>> Begin

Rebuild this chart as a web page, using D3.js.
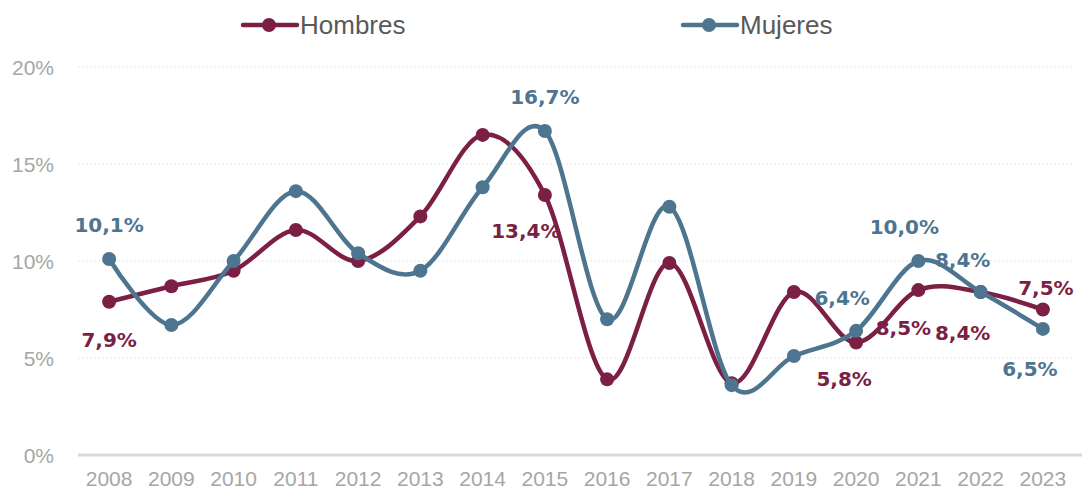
<!DOCTYPE html>
<html>
<head>
<meta charset="utf-8">
<script src="https://cdn.jsdelivr.net/npm/d3@7"></script>
<style>
  body { margin: 0; background: #fff; }
  svg text { font-family: "Liberation Sans", Arial, sans-serif; }
  svg text.dato { font-family: "DejaVu Sans", sans-serif; font-weight: bold; }
</style>
</head>
<body>
<div id="chart"></div>
<script>
// datos
var years = ["2008", "2009", "2010", "2011", "2012", "2013", "2014", "2015",
             "2016", "2017", "2018", "2019", "2020", "2021", "2022", "2023"];
var hombres = [7.9, 8.7, 9.5, 11.6, 10.0, 12.3, 16.5, 13.4, 3.9, 9.9, 3.7, 8.4, 5.8, 8.5, 8.4, 7.5];
var mujeres = [10.1, 6.7, 10.0, 13.6, 10.4, 9.5, 13.8, 16.7, 7.0, 12.8, 3.6, 5.1, 6.4, 10.0, 8.4, 6.5];
var yTicks = [0, 5, 10, 15, 20];

// etiquetas que se muestran (indice, dx, dy)
var labelsHombres = [[0, 0, 38], [7, -19, 36], [12, -12, 36], [13, -15, 38], [14, -18, 41], [15, 3, -22]];
var labelsMujeres = [[0, 0, -34], [7, 0, -34], [12, -14, -33], [13, -14, -34], [14, -18, -32], [15, -13, 40]];

var width = 1086, height = 494;
var margin = { top: 67, right: 12, bottom: 39, left: 78 };

var svg = d3.select("#chart").append("svg")
    .attr("width", width)
    .attr("height", height);

var x = d3.scaleBand()
    .domain(years)
    .range([margin.left, width - margin.right]);

var y = d3.scaleLinear()
    .domain([0, 20])
    .range([height - margin.bottom, margin.top]);

var cx = function (i) { return x(years[i]) + x.bandwidth() / 2; };

// grid
svg.append("g").selectAll("line")
    .data(yTicks.filter(function (d) { return d > 0; }))
    .enter().append("line")
    .attr("x1", margin.left).attr("x2", width - margin.right)
    .attr("y1", function (d) { return y(d); }).attr("y2", function (d) { return y(d); })
    .attr("stroke", "#e6e6e6")
    .attr("stroke-width", 1)
    .attr("stroke-dasharray", "2,2");

// eje y
svg.append("g").selectAll("text")
    .data(yTicks)
    .enter().append("text")
    .attr("x", 54)
    .attr("y", function (d) { return y(d); })
    .attr("dy", "0.36em")
    .attr("text-anchor", "end")
    .attr("font-size", "21px")
    .attr("fill", "#a6a6a6")
    .text(function (d) { return d + "%"; });

// linea base
svg.append("line")
    .attr("x1", margin.left).attr("x2", width - 4)
    .attr("y1", y(0)).attr("y2", y(0))
    .attr("stroke", "#d9d9d9")
    .attr("stroke-width", 3);

// eje x
svg.append("g").selectAll("text")
    .data(years)
    .enter().append("text")
    .attr("x", function (d, i) { return cx(i); })
    .attr("y", 486)
    .attr("text-anchor", "middle")
    .attr("font-size", "21px")
    .attr("fill", "#a6a6a6")
    .text(function (d) { return d; });

var series = [
    { name: "Hombres", values: hombres, color: "#7b1f45", labels: labelsHombres, lx: 243 },
    { name: "Mujeres", values: mujeres, color: "#4e7590", labels: labelsMujeres, lx: 683 }
];

var line = d3.line()
    .x(function (d, i) { return cx(i); })
    .y(function (d) { return y(d); })
    .curve(d3.curveCardinal.tension(0));

series.forEach(function (s) {
    svg.append("path")
        .datum(s.values)
        .attr("d", line)
        .attr("fill", "none")
        .attr("stroke", s.color)
        .attr("stroke-width", 4.5)
        .attr("stroke-linecap", "round");

    svg.append("g").selectAll("circle")
        .data(s.values)
        .enter().append("circle")
        .attr("cx", function (d, i) { return cx(i); })
        .attr("cy", function (d) { return y(d); })
        .attr("r", 7)
        .attr("fill", s.color);
});

series.forEach(function (s) {
    svg.append("g").selectAll("text")
        .data(s.labels)
        .enter().append("text")
        .attr("class", "dato")
        .attr("x", function (d) { return cx(d[0]) + d[1]; })
        .attr("y", function (d) { return y(s.values[d[0]]) + d[2]; })
        .attr("dy", "0.36em")
        .attr("text-anchor", "middle")
        .attr("font-size", "20px")
        .attr("fill", s.color)
        .text(function (d) { return s.values[d[0]].toFixed(1).replace(".", ",") + "%"; });

    // leyenda
    var lg = svg.append("g");
    lg.append("line")
        .attr("x1", s.lx).attr("x2", s.lx + 54)
        .attr("y1", 25).attr("y2", 25)
        .attr("stroke", s.color)
        .attr("stroke-width", 4.5)
        .attr("stroke-linecap", "round");
    lg.append("circle")
        .attr("cx", s.lx + 26).attr("cy", 25).attr("r", 7)
        .attr("fill", s.color);
    lg.append("text")
        .attr("x", s.lx + 57).attr("y", 25)
        .attr("dy", "0.36em")
        .attr("font-size", "26px")
        .attr("fill", "#595959")
        .text(s.name);
});
</script>
</body>
</html>
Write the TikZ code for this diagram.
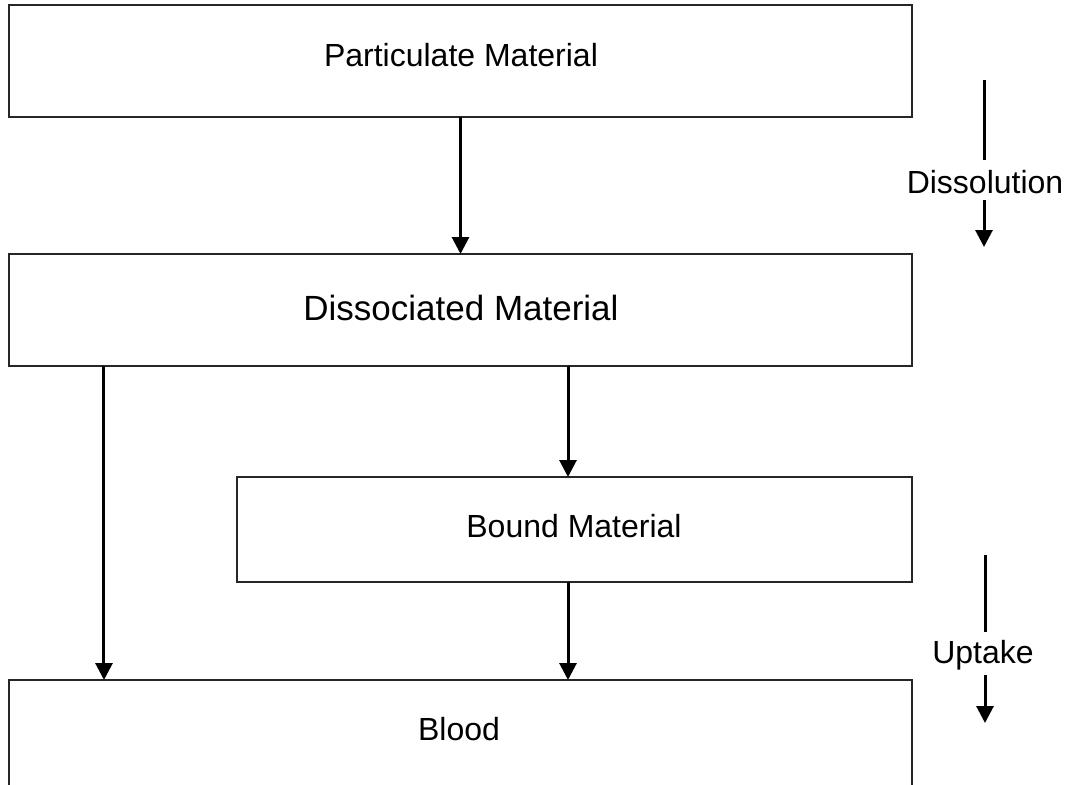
\documentclass[tikz,border=0pt]{standalone}
\usepackage{fontspec}
\setmainfont{Liberation Sans}
\usetikzlibrary{arrows.meta}
\begin{document}
\begin{tikzpicture}[x=1bp,y=-1bp,
  box/.style={draw=black!85, line width=1.3bp, inner sep=0pt, outer sep=0pt, fill=none},
  lab/.style={inner sep=0pt, font=\fontsize{32bp}{36bp}\selectfont},
  biglab/.style={inner sep=0pt, font=\fontsize{35bp}{40bp}\selectfont},
  arr/.style={line width=3bp, -{Triangle[width=17bp,length=17bp]}},
  plain/.style={line width=3bp}]
\useasboundingbox (0,0) rectangle (1071,785);
\clip (0,0) rectangle (1071,785);
% boxes
\node[box, minimum width=903bp, minimum height=112bp] (p) at (460.5,61) {};
\node[box, minimum width=903bp, minimum height=112bp] (d) at (460.5,310) {};
\node[box, minimum width=675bp, minimum height=105bp] (b) at (574.5,529.5) {};
\node[box, minimum width=903bp, minimum height=240bp] (bl) at (460.5,800) {};
% labels
\node[lab] (pt) at (461,55) {Particulate Material};
\node[biglab] (dt) at (461,308) {Dissociated Material};
\node[lab] (bt) at (574,526) {Bound Material};
\node[lab] (blt) at (459,729) {Blood};
% connectors
\draw[arr] (p.south) -- (d.north);
\draw[arr] ([xshift=95bp]d.south west) coordinate (l1) -- (l1 |- bl.north);
\draw[arr] ([xshift=-344bp]d.south east) coordinate (m1) -- (m1 |- b.north);
\draw[arr] ([xshift=-344bp]b.south east) coordinate (m2) -- (m2 |- bl.north);
% side processes
\node[lab] (dis) at (985,182) {Dissolution};
\coordinate (d1) at (984,80);
\coordinate (d2) at (984,160);
\coordinate (d3) at (984,200);
\coordinate (d4) at (984,247);
\draw[plain] (d1) -- (d2);
\draw[arr] (d3) -- (d4);
\node[lab] (up) at (983,655) {Uptake};
\coordinate (u1) at (985,555);
\coordinate (u2) at (985,632);
\coordinate (u3) at (985,675);
\coordinate (u4) at (985,723);
\draw[plain] (u1) -- (u2);
\draw[arr] (u3) -- (u4);
\end{tikzpicture}
\end{document}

>> End

▸ Request: Quote the records above in full, dropping each picture.

▸ Solution to the problem:
Rebuild this chart as a web page, using D3.js.
<!DOCTYPE html>
<html>
<head>
<meta charset="utf-8">
<script src="https://cdn.jsdelivr.net/npm/d3@7"></script>
<style>
  body { margin: 0; background: #fff; }
  svg text { font-family: "Liberation Sans", Arial, sans-serif; }
  svg text.dato { font-family: "DejaVu Sans", sans-serif; font-weight: bold; }
</style>
</head>
<body>
<div id="chart"></div>
<script>
// datos
var years = ["2008", "2009", "2010", "2011", "2012", "2013", "2014", "2015",
             "2016", "2017", "2018", "2019", "2020", "2021", "2022", "2023"];
var hombres = [7.9, 8.7, 9.5, 11.6, 10.0, 12.3, 16.5, 13.4, 3.9, 9.9, 3.7, 8.4, 5.8, 8.5, 8.4, 7.5];
var mujeres = [10.1, 6.7, 10.0, 13.6, 10.4, 9.5, 13.8, 16.7, 7.0, 12.8, 3.6, 5.1, 6.4, 10.0, 8.4, 6.5];
var yTicks = [0, 5, 10, 15, 20];

// etiquetas que se muestran (indice, dx, dy)
var labelsHombres = [[0, 0, 38], [7, -19, 36], [12, -12, 36], [13, -15, 38], [14, -18, 41], [15, 3, -22]];
var labelsMujeres = [[0, 0, -34], [7, 0, -34], [12, -14, -33], [13, -14, -34], [14, -18, -32], [15, -13, 40]];

var width = 1086, height = 494;
var margin = { top: 67, right: 12, bottom: 39, left: 78 };

var svg = d3.select("#chart").append("svg")
    .attr("width", width)
    .attr("height", height);

var x = d3.scaleBand()
    .domain(years)
    .range([margin.left, width - margin.right]);

var y = d3.scaleLinear()
    .domain([0, 20])
    .range([height - margin.bottom, margin.top]);

var cx = function (i) { return x(years[i]) + x.bandwidth() / 2; };

// grid
svg.append("g").selectAll("line")
    .data(yTicks.filter(function (d) { return d > 0; }))
    .enter().append("line")
    .attr("x1", margin.left).attr("x2", width - margin.right)
    .attr("y1", function (d) { return y(d); }).attr("y2", function (d) { return y(d); })
    .attr("stroke", "#e6e6e6")
    .attr("stroke-width", 1)
    .attr("stroke-dasharray", "2,2");

// eje y
svg.append("g").selectAll("text")
    .data(yTicks)
    .enter().append("text")
    .attr("x", 54)
    .attr("y", function (d) { return y(d); })
    .attr("dy", "0.36em")
    .attr("text-anchor", "end")
    .attr("font-size", "21px")
    .attr("fill", "#a6a6a6")
    .text(function (d) { return d + "%"; });

// linea base
svg.append("line")
    .attr("x1", margin.left).attr("x2", width - 4)
    .attr("y1", y(0)).attr("y2", y(0))
    .attr("stroke", "#d9d9d9")
    .attr("stroke-width", 3);

// eje x
svg.append("g").selectAll("text")
    .data(years)
    .enter().append("text")
    .attr("x", function (d, i) { return cx(i); })
    .attr("y", 486)
    .attr("text-anchor", "middle")
    .attr("font-size", "21px")
    .attr("fill", "#a6a6a6")
    .text(function (d) { return d; });

var series = [
    { name: "Hombres", values: hombres, color: "#7b1f45", labels: labelsHombres, lx: 243 },
    { name: "Mujeres", values: mujeres, color: "#4e7590", labels: labelsMujeres, lx: 683 }
];

var line = d3.line()
    .x(function (d, i) { return cx(i); })
    .y(function (d) { return y(d); })
    .curve(d3.curveCardinal.tension(0));

series.forEach(function (s) {
    svg.append("path")
        .datum(s.values)
        .attr("d", line)
        .attr("fill", "none")
        .attr("stroke", s.color)
        .attr("stroke-width", 4.5)
        .attr("stroke-linecap", "round");

    svg.append("g").selectAll("circle")
        .data(s.values)
        .enter().append("circle")
        .attr("cx", function (d, i) { return cx(i); })
        .attr("cy", function (d) { return y(d); })
        .attr("r", 7)
        .attr("fill", s.color);
});

series.forEach(function (s) {
    svg.append("g").selectAll("text")
        .data(s.labels)
        .enter().append("text")
        .attr("class", "dato")
        .attr("x", function (d) { return cx(d[0]) + d[1]; })
        .attr("y", function (d) { return y(s.values[d[0]]) + d[2]; })
        .attr("dy", "0.36em")
        .attr("text-anchor", "middle")
        .attr("font-size", "20px")
        .attr("fill", s.color)
        .text(function (d) { return s.values[d[0]].toFixed(1).replace(".", ",") + "%"; });

    // leyenda
    var lg = svg.append("g");
    lg.append("line")
        .attr("x1", s.lx).attr("x2", s.lx + 54)
        .attr("y1", 25).attr("y2", 25)
        .attr("stroke", s.color)
        .attr("stroke-width", 4.5)
        .attr("stroke-linecap", "round");
    lg.append("circle")
        .attr("cx", s.lx + 26).attr("cy", 25).attr("r", 7)
        .attr("fill", s.color);
    lg.append("text")
        .attr("x", s.lx + 57).attr("y", 25)
        .attr("dy", "0.36em")
        .attr("font-size", "26px")
        .attr("fill", "#595959")
        .text(s.name);
});
</script>
</body>
</html>
Write the TikZ code for this diagram.
\documentclass[tikz,border=0pt]{standalone}
\usepackage{fontspec}
\setmainfont{Liberation Sans}
\usetikzlibrary{arrows.meta}
\begin{document}
\begin{tikzpicture}[x=1bp,y=-1bp,
  box/.style={draw=black!85, line width=1.3bp, inner sep=0pt, outer sep=0pt, fill=none},
  lab/.style={inner sep=0pt, font=\fontsize{32bp}{36bp}\selectfont},
  biglab/.style={inner sep=0pt, font=\fontsize{35bp}{40bp}\selectfont},
  arr/.style={line width=3bp, -{Triangle[width=17bp,length=17bp]}},
  plain/.style={line width=3bp}]
\useasboundingbox (0,0) rectangle (1071,785);
\clip (0,0) rectangle (1071,785);
% boxes
\node[box, minimum width=903bp, minimum height=112bp] (p) at (460.5,61) {};
\node[box, minimum width=903bp, minimum height=112bp] (d) at (460.5,310) {};
\node[box, minimum width=675bp, minimum height=105bp] (b) at (574.5,529.5) {};
\node[box, minimum width=903bp, minimum height=240bp] (bl) at (460.5,800) {};
% labels
\node[lab] (pt) at (461,55) {Particulate Material};
\node[biglab] (dt) at (461,308) {Dissociated Material};
\node[lab] (bt) at (574,526) {Bound Material};
\node[lab] (blt) at (459,729) {Blood};
% connectors
\draw[arr] (p.south) -- (d.north);
\draw[arr] ([xshift=95bp]d.south west) coordinate (l1) -- (l1 |- bl.north);
\draw[arr] ([xshift=-344bp]d.south east) coordinate (m1) -- (m1 |- b.north);
\draw[arr] ([xshift=-344bp]b.south east) coordinate (m2) -- (m2 |- bl.north);
% side processes
\node[lab] (dis) at (985,182) {Dissolution};
\coordinate (d1) at (984,80);
\coordinate (d2) at (984,160);
\coordinate (d3) at (984,200);
\coordinate (d4) at (984,247);
\draw[plain] (d1) -- (d2);
\draw[arr] (d3) -- (d4);
\node[lab] (up) at (983,655) {Uptake};
\coordinate (u1) at (985,555);
\coordinate (u2) at (985,632);
\coordinate (u3) at (985,675);
\coordinate (u4) at (985,723);
\draw[plain] (u1) -- (u2);
\draw[arr] (u3) -- (u4);
\end{tikzpicture}
\end{document}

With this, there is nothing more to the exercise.